We assumed that nothing would happen if we connected the positive end of the battery to the electroscope and we were correct. We also explain why a close circuit connection is required to light the bulb. Electrons flow into the bulb but also flow out, ensuring that it does not get full.

In the above picture we use a 4 amp bulb and battery with an old style multimeter and we illustrate the same thing we did above by creating a close circuit connection in which the bulb could light. We wanted to determine if flow of energy outside of the bulb would match flow of energy to the bulb, so we tested it at both ends, and in both situations the meter read 4 amps, meaning that they were equal, there was no energy lost.

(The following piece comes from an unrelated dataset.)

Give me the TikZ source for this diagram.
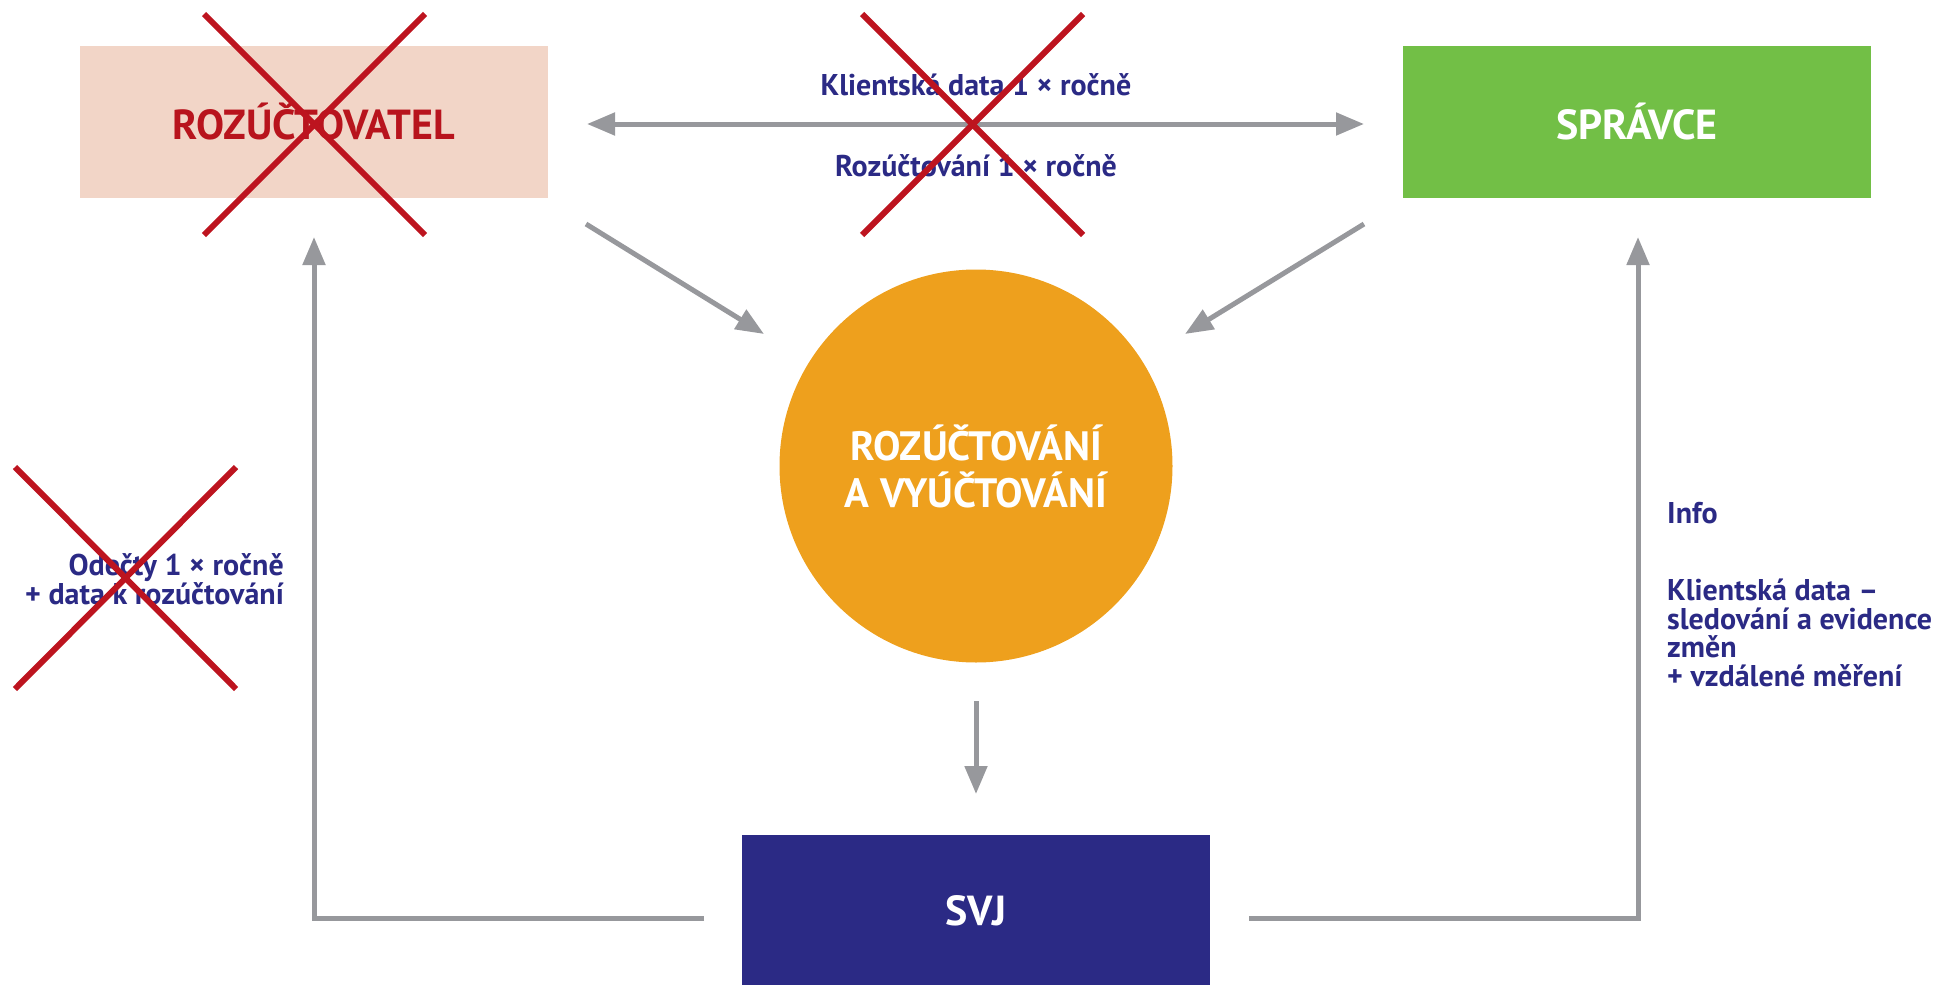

We assumed that the charge of an electron, cross sectional area, drift velocity, and number density were required to find the charge. In the picture above we were able to find drift velocity with some givens.

Professor Mason adds a current to a wire typically found in a toaster. We wanted to see if there was any relationship between current(Amps) and potential energy (volts).

The picture above is the graph of the experiment Professor Mason performed in class. There is a linear relationship between current and potential energy.

Professor Mason also tried the same thing with the light bulb, but unfortunately the bulb kept blowing.

This is what we assumed the graph would look like and we were correct. We also assumed that the opposite relationship would be linear, which was also correct.

We determined that if the diameter of a cable goes up the resistance goes down. Resistance also goes up with length. We also determined that material used also factors into how much resistance there is.